The trip of a thumb

The still below depicts a movie effect explosion tripped by a thumb-activated detonation device.

To create the explosion, special effects wizards hung a 13,000-lb. steel plate by a crane. With the push of a thumb, the plate dropped, crushing the military vehicle.

“What they’ll do in the movie is, they will literally take that plate, frame by frame, out, and what you’ll see is the result of what the plate did,” says mechanical special effects specialist Mike Edmonson, who’s been in the industry 34 years.
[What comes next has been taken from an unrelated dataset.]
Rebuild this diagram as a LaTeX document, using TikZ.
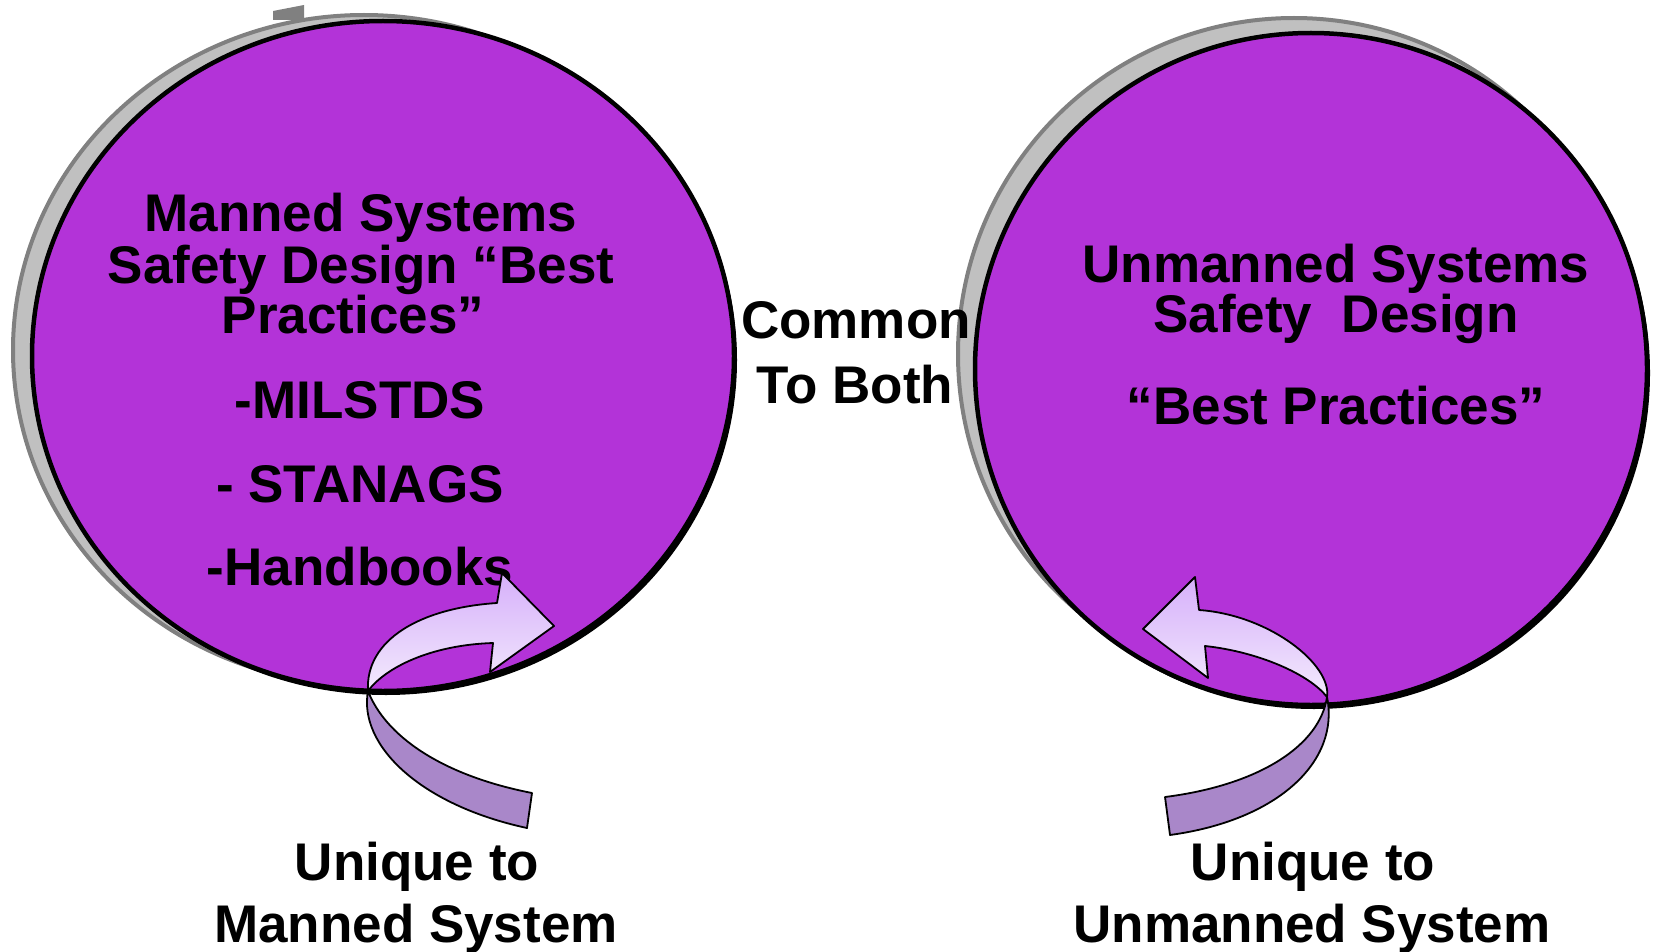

Edmonson, licensed by the federal government and the state of California as a pyrotechnician, clarifies that the scope of the job is not just pyrotechnics. “The scope of our job is basically to create the elements: wind, snow, rain, fog, smoke, dust, fire, plus explosives. It often takes us into the world of electronics, pneumatics, hydraulics, working with motors, and just about anything really.”

Imagine controlling the elements with the trip of a thumb.

Typically, Edmonson says, the control is a thumb push-button. “That push-button could either go hooked to a battery and hooked to our line for a single event. Or we could use what they call a clunker box, which steps. When you press a button you can put it on auto(matic) or semi-auto. If auto, you can set the speed so if you’ve got, say, a machine gun run down a wall or on a floor, you press the button and the machine will step through 20, 30, 40, 100 hits. And so you have all these individual hits tied to this box, but you still have the (one) push-button.”

I ask him, has it always been a thumb button?

“Pretty much,” he says. “It’s a standard way of setting things off — of starting things and stopping things. It’s just so common.”